|Title||Local Ion Signatures (LIS) for the examination of comprehensive two-dimensional gas chromatography applied to fire debris analysis|
|Author(s)||Lopatka, Martin; Sampat, Andjoe A.; Jonkers, Steffan; Adutwum, Lawrence A.; Mol, Hans G.J.; Weg, Guido van der; Harynuk, James J.; Schoenmakers, Peter J.; Asten, Arian van; Sjerps, Marjan J.; Vivó-Truyols, Gabriel|
|Source||Forensic Chemistry 3 (2017). - ISSN 2468-1709 - p. 1 - 13.|
|Department(s)||BU Contaminants & Toxins|
|Publication type||Refereed Article in a scientific journal|
|Keyword(s)||Chemometrics - Comprehensive two-dimensional gas chromatography (GC × GC–MS) - Fire Debris Analysis (FDA) - Likelihood ratio (LR) - Local Ion Signature (LIS)|
Forensic examination of fire debris evidence is a notoriously difficult analytical task due to the complexity and variability of sample composition. The use of comprehensive two-dimensional gas chromatography with mass spectrometry detection (GC × GC–MS) allows the coupling of orthogonal retention mechanisms and therefore a high peak capacity. We demonstrate recent innovations in combining chemometric techniques for data reduction and feature selection, with evaluation of the evidence for forensic questions pertaining to the detection and subsequent classification of ignitable liquid residue (ILR) in fire debris samples. Chromatograms are divided into non-overlapping spatially delimited regions; for each of these regions a Local Ion Signature (LIS) is computed by summing the intensities, per nominal mass/charge over all points contained within each region. This yields a reduced feature space representing the original data as a set of consolidated ion traces. Subsequent feature selection is performed by evaluating the individual efficacy of each feature using a univariate score-based likelihood ratio (LR) approach for discriminating between pairs of same or different type samples.
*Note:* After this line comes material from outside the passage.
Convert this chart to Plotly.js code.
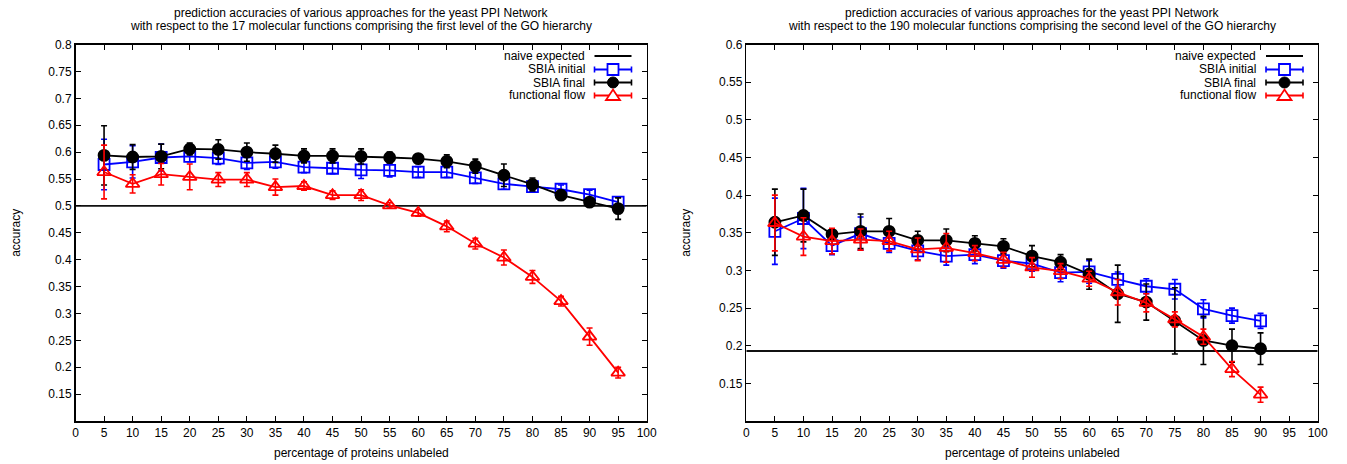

The retained features are used to model each ILR class using linear discriminant analysis (LDA). Results are demonstrated for 155 arson samples containing a diversity of substrate compounds and several known ignitable liquids. ILR detection is performed at 84% accuracy with fewer than 1% false positives followed by subsequent classification. Likelihood ratio distributions are presented referring to both detection and classification tasks.